La cena resulta agradable y el local, hermosísimo, está situado a cuatro pasos de la catedral. El ambiente es cálido y mientras cenamos, el comedor se va llenando poco a poco hasta quedar todas las mesas ocupadas. Hacia el final de la cena, por fin, algunos músicos se situan en el centro del local, las luces se atenuan para completar un ambiente de carácter más íntimo y da comienzo el espectáculo. Una joven muchacha de suave y dulce voz interpreta varios temas acompañada por la guitarra de Mario Pacheco, uno de los más reputados guitarristas de fado de Lisboa. En los fados que escucho aquí, a diferencia de los del Severa, el peso instrumental es mayor, y el aire mucho más melancólico. Los acordes de la guitarra parecen querer contar una triste historia de amores pasados. Las voces de las fadistas nos trasladan hasta el centro de la nostalgia que se siente por un corazón embaucador, y con la letra de cada canción también nosotros nos dejamos embaucar. Y es que esta Lisboa, la de las noches de fado, bohemia, luminosa, genuina... quizás sea la Lisboa que más nos enamora.

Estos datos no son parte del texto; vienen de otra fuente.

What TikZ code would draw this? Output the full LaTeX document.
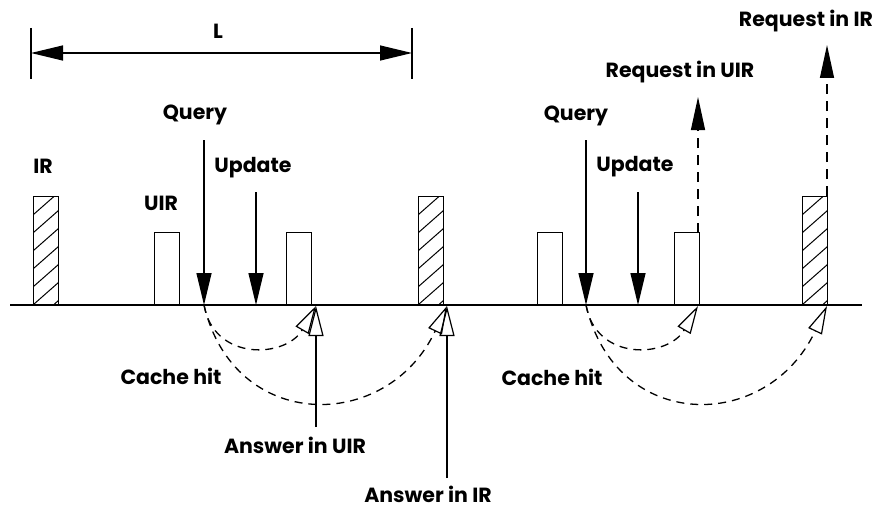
\documentclass[tikz,border=0pt]{standalone}
\usepackage{fontspec}
\setmainfont{Poppins}
\usetikzlibrary{arrows.meta}
\begin{document}
\begin{tikzpicture}[x=1pt,y=-1pt,line width=1.3pt,
  lbl/.style={font=\fontsize{20.5}{23}\selectfont\bfseries,inner sep=0pt},
  bar/.style={draw,line width=1.2pt,minimum width=24.5pt,inner sep=0pt,anchor=south west},
  uirbar/.style={bar,minimum height=72pt},
  irbar/.style={bar,minimum height=108pt,
    path picture={\foreach \k in {-2,...,7}
      \draw[line width=1pt] ([yshift=18*\k pt]path picture bounding box.south west) -- ++(25,-22);}},
  solidhead/.style={-{Triangle[length=32pt,width=15pt]}},
  openhead/.style={-{Triangle[open,length=30pt,width=15pt,line width=1.2pt]}},
  hit/.style={dash pattern=on 8pt off 6pt,-{Triangle[open,length=28pt,width=15pt,line width=1.2pt]}},
  request/.style={dash pattern=on 10pt off 7pt,-{Triangle[length=33pt,width=14pt]}}]
\useasboundingbox (0,0) rectangle (874,508);

% time axis
\coordinate (axL) at (10,305);
\coordinate (axR) at (862,305);
\draw (axL) -- (axR);

% interval length L
\coordinate (dimLt) at (31,28);  \coordinate (dimLb) at (31,79);
\coordinate (dimRt) at (412,28); \coordinate (dimRb) at (412,79);
\coordinate (dimL) at (31,53);   \coordinate (dimR) at (412,53);
\draw (dimLt) -- (dimLb);
\draw (dimRt) -- (dimRb);
\draw[{Triangle[length=32pt,width=15pt]}-{Triangle[length=32pt,width=15pt]}] (dimL) -- (dimR);
\node[lbl] (Llab) at (218,31) {L};

% reports on the channel
\node[irbar]  (ir1)  at (33,305)  {};
\node[uirbar] (uir1) at (154,305) {};
\node[uirbar] (uir2) at (286,305) {};
\node[irbar]  (ir2)  at (418,305) {};
\node[uirbar] (uir3) at (537,305) {};
\node[uirbar] (uir4) at (674,305) {};
\node[irbar]  (ir3)  at (802,305) {};
\node[lbl] (irlab)  at (43,166)  {IR};
\node[lbl] (uirlab) at (161,203) {UIR};

% first period: query answered from cache
\coordinate (q1top) at (204,140); \coordinate (q1) at (204,305);
\coordinate (u1top) at (256,192); \coordinate (u1) at (256,305);
\coordinate (a1) at (316,306);    \coordinate (a1bot) at (316,427);
\coordinate (a2) at (447,306);    \coordinate (a2bot) at (447,478);
\draw[solidhead] (q1top) -- (q1);
\draw[solidhead] (u1top) -- (u1);
\draw[openhead] (a1bot) -- (a1);
\draw[openhead] (a2bot) -- (a2);
\draw[hit] (q1) .. controls (214,362) and (286,358) .. (a1);
\draw[hit] (q1) .. controls (234,433) and (387,433) .. (a2);
\node[lbl] (query1)  at (195,115) {Query};
\node[lbl] (update1) at (253,168) {Update};
\node[lbl] (hit1)    at (171,376) {Cache hit};
\node[lbl] (ansuir)  at (295,445) {Answer in UIR};
\node[lbl] (ansir)   at (428,494) {Answer in IR};

% second period: requests sent after a cache miss
\coordinate (q2top) at (586,140); \coordinate (q2) at (586,305);
\coordinate (u2top) at (638,192); \coordinate (u2) at (638,305);
\coordinate (b1) at (698,306);    \coordinate (b2) at (827,306);
\coordinate (r1bot) at (698,233); \coordinate (r1top) at (698,97);
\coordinate (r2bot) at (827,196); \coordinate (r2top) at (827,45);
\draw[solidhead] (q2top) -- (q2);
\draw[solidhead] (u2top) -- (u2);
\draw[request] (r1bot) -- (r1top);
\draw[request] (r2bot) -- (r2top);
\draw[hit] (q2) .. controls (596,362) and (668,358) .. (b1);
\draw[hit] (q2) .. controls (616,433) and (767,433) .. (b2);
\node[lbl] (query2)  at (576,116) {Query};
\node[lbl] (update2) at (635,167) {Update};
\node[lbl] (hit2)    at (552,377) {Cache hit};
\node[lbl] (requir)  at (680,72)  {Request in UIR};
\node[lbl] (reqir)   at (806,21)  {Request in IR};
\end{tikzpicture}
\end{document}
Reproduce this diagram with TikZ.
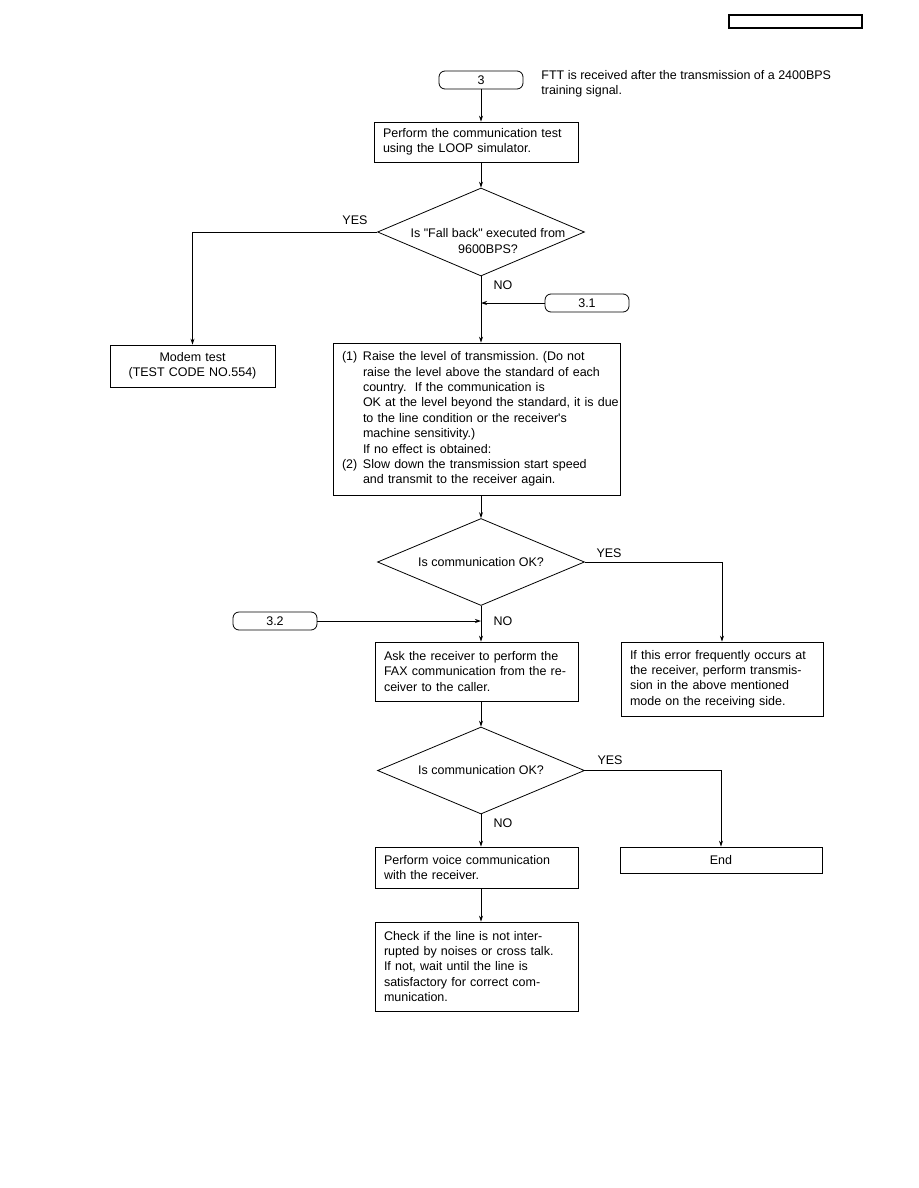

Tras escuchar un buen puñado de fados, nos marchamos de vuelta al hotel, dando un paseo por las calles vacías y silenciosas de Alfama. Estas calles irregulares, que miran al río, respiran fado por cada rincón. Y el último tramo del paseo, ya en la Baixa Pombalina, lo hacemos entre muchachos escandalosos que rompen la armonía silenciosa de una ciudad cargada de luces, que le dan a la ciudad otro aire distinto al del día, en el que el ajetreo y a la vez el orden se han convertido en una rara belleza. Es lo que me pasa con Lisboa. Todo me parece bonito.